Quando tinha 14 anos fazia vela no CNL ao fim das tardes de terça e quinta feira.
As instalações eram no Cais do Gás.
Descíamos e subíamos os snipes pelo perret no meio de fragatas, varinos, canoas e faluas e da população correspondente. Havia por ali muita pesca miúda e mesmo alguns pesqueiros do alto e cargueiros eram por ali descarregados. Aquilo fervilhava de barcos e de gente.
No Inverno, com os dias curtos, só havia vela aos fins de semana, mas no Outono e Primavera já era frio e não havia anoraks nem botas. Apenas umas camisolas de lã, camisas de flanela e alpergatas de corda que ficavam pesadíssimas e saíam dos pés quando chegavam à água.
Tenho saudades dessa vida mas nem tudo era azul. Grande parte dos navios usavam nafta que empestava todo o rio com flocos nojentos que sujavam tudo e ficavam à espera, nas praias e nos cais, para se colarem aos pés.
Havia um cargueiro de cabotagem (na época até se fazia cabotagem) que tinha uma máquina a vapor cuja caldeira fora convertida a nafta.
Neste Verão voltei a passar por lá.
Está um sítio lindo. Sem nafta, com uma água relativamente limpa, sem aqueles cheiros do alcatrão, óleo e peixe... (que saudades)
O perret por onde descíamos os barcos está agora coberto com um maravilhoso deck onde tomámos um aperitivo vendo a água por baixo dos nossos pés. Há uma música ambiente e um serviço cuidado.
Não há barco nenhum. Mesmo na outra banda, o Ginjal está despido, fantasma, sem ninguém. Nem os snipes, nem as fragatas nem os varinos nem as canoas. Nem mesmo os cargueiros ou bacalhoeiros que paravam na outra banda.
Moram todos na minha memória.
Foi um fim de tarde mágico.
Havemos de lá voltar.

6 comentários:

hfm disse...

Texto e desenho encantatórios.

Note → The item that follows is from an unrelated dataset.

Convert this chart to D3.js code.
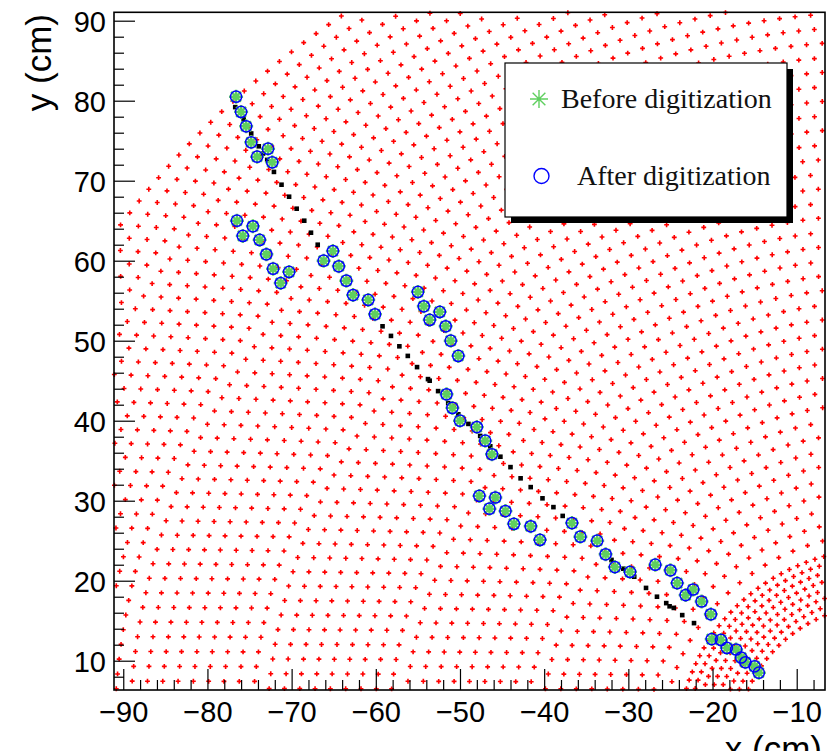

Obrigada por partilhar não só os desenhos mas também as memórias.

Filipe LF disse...

E há melhor maneira de recordar do que desenhando os cenários das nossas vidas?
Tenho pena de não ter conhecido o Tejo fervilhante de barcos desse tempo;abençoado privilégio conhecer quem tenha assistido e esteja disposto a partilhar tão "graficamente" essas memórias!

Maria Celeste disse...

...um desenho carregado de memórias sensoriais...
...foi bom ter partilhado...

Mário Linhares disse...

Lindo!

Rosário disse...

Belas memórias!

zeta disse...

Uma faceta com muitos pormenores desconhecidos mas com notável interesse gráfico e informativo.